[Records with drawing code]

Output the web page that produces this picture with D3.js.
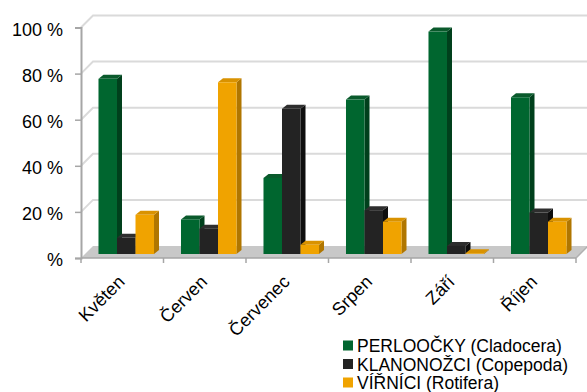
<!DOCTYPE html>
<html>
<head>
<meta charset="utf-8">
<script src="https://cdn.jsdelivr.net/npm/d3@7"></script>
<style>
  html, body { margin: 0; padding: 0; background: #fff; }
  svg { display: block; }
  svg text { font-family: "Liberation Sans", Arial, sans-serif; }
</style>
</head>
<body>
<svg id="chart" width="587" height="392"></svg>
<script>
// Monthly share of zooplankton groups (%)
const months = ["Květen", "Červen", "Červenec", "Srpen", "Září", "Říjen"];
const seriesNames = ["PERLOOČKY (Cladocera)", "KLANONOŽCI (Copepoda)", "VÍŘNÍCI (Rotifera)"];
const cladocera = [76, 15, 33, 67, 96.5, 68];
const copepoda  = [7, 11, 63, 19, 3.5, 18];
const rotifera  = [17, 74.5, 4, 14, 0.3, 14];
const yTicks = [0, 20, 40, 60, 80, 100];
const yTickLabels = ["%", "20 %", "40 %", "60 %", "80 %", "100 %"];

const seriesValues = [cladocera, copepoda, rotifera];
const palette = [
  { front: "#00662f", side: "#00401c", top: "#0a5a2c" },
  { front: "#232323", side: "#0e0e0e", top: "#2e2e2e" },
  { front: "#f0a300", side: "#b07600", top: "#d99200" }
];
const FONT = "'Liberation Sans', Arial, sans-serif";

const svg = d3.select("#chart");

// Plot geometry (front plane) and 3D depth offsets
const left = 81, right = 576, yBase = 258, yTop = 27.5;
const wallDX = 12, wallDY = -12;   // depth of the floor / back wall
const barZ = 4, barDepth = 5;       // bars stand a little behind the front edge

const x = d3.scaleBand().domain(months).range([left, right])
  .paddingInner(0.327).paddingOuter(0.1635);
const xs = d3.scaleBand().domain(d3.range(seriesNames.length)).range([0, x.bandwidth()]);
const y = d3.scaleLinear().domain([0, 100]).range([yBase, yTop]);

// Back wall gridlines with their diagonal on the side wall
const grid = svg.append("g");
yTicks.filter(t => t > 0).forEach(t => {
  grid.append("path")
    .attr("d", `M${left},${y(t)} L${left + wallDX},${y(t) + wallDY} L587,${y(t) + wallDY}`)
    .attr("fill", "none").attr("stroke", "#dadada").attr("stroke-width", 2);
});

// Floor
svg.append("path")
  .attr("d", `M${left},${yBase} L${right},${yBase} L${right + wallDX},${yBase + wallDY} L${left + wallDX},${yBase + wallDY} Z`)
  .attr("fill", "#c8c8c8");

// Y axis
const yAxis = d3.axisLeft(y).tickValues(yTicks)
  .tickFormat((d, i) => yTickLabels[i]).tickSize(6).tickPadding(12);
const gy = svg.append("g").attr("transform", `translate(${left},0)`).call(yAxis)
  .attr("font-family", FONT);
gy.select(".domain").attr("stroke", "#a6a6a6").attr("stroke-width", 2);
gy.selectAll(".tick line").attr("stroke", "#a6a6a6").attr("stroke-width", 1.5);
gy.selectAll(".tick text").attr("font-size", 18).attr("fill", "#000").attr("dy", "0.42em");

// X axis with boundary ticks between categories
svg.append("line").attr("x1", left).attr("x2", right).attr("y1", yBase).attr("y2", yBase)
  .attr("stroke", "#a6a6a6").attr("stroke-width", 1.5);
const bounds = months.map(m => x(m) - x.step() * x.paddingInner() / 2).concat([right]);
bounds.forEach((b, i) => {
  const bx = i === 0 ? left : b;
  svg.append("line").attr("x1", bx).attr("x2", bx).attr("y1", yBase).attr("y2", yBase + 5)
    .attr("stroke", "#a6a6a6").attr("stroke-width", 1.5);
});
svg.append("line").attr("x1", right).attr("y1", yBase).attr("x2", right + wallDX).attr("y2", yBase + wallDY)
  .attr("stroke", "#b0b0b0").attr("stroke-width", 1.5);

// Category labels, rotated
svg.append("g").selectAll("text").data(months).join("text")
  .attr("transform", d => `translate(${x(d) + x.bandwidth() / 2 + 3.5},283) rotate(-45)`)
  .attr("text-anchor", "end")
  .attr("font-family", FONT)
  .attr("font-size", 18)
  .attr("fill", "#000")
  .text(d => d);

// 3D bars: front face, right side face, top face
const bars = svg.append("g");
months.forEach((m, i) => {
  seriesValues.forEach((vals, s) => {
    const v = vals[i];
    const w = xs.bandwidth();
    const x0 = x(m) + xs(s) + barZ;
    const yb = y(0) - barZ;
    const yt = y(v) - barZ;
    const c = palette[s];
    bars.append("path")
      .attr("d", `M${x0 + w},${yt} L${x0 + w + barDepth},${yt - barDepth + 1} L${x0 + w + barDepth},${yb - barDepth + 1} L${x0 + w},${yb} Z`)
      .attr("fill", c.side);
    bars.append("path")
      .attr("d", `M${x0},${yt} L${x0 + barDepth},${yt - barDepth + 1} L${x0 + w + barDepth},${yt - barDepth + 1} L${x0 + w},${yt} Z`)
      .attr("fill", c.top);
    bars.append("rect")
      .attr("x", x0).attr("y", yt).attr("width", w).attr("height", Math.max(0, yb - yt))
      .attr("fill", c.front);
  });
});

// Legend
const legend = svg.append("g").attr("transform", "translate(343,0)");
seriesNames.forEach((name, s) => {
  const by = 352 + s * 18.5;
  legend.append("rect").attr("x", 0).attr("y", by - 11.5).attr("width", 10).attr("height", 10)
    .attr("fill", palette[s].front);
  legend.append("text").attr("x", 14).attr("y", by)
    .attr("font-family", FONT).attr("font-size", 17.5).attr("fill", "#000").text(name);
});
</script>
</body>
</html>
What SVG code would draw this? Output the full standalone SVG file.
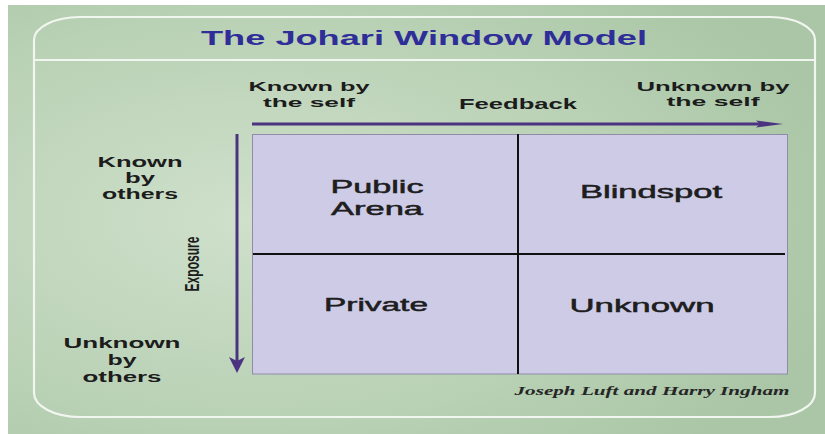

## What you have to do
Omit the pictures, then repeat exactly each line from the beginning of the listing through the line with "d3.scaleLinear().domain([0, 100]).range([yBase, yTop]);".

## Expected output
Output the web page that produces this picture with D3.js.
<!DOCTYPE html>
<html>
<head>
<meta charset="utf-8">
<script src="https://cdn.jsdelivr.net/npm/d3@7"></script>
<style>
  html, body { margin: 0; padding: 0; background: #fff; }
  svg { display: block; }
  svg text { font-family: "Liberation Sans", Arial, sans-serif; }
</style>
</head>
<body>
<svg id="chart" width="587" height="392"></svg>
<script>
// Monthly share of zooplankton groups (%)
const months = ["Květen", "Červen", "Červenec", "Srpen", "Září", "Říjen"];
const seriesNames = ["PERLOOČKY (Cladocera)", "KLANONOŽCI (Copepoda)", "VÍŘNÍCI (Rotifera)"];
const cladocera = [76, 15, 33, 67, 96.5, 68];
const copepoda  = [7, 11, 63, 19, 3.5, 18];
const rotifera  = [17, 74.5, 4, 14, 0.3, 14];
const yTicks = [0, 20, 40, 60, 80, 100];
const yTickLabels = ["%", "20 %", "40 %", "60 %", "80 %", "100 %"];

const seriesValues = [cladocera, copepoda, rotifera];
const palette = [
  { front: "#00662f", side: "#00401c", top: "#0a5a2c" },
  { front: "#232323", side: "#0e0e0e", top: "#2e2e2e" },
  { front: "#f0a300", side: "#b07600", top: "#d99200" }
];
const FONT = "'Liberation Sans', Arial, sans-serif";

const svg = d3.select("#chart");

// Plot geometry (front plane) and 3D depth offsets
const left = 81, right = 576, yBase = 258, yTop = 27.5;
const wallDX = 12, wallDY = -12;   // depth of the floor / back wall
const barZ = 4, barDepth = 5;       // bars stand a little behind the front edge

const x = d3.scaleBand().domain(months).range([left, right])
  .paddingInner(0.327).paddingOuter(0.1635);
const xs = d3.scaleBand().domain(d3.range(seriesNames.length)).range([0, x.bandwidth()]);
const y = d3.scaleLinear().domain([0, 100]).range([yBase, yTop]);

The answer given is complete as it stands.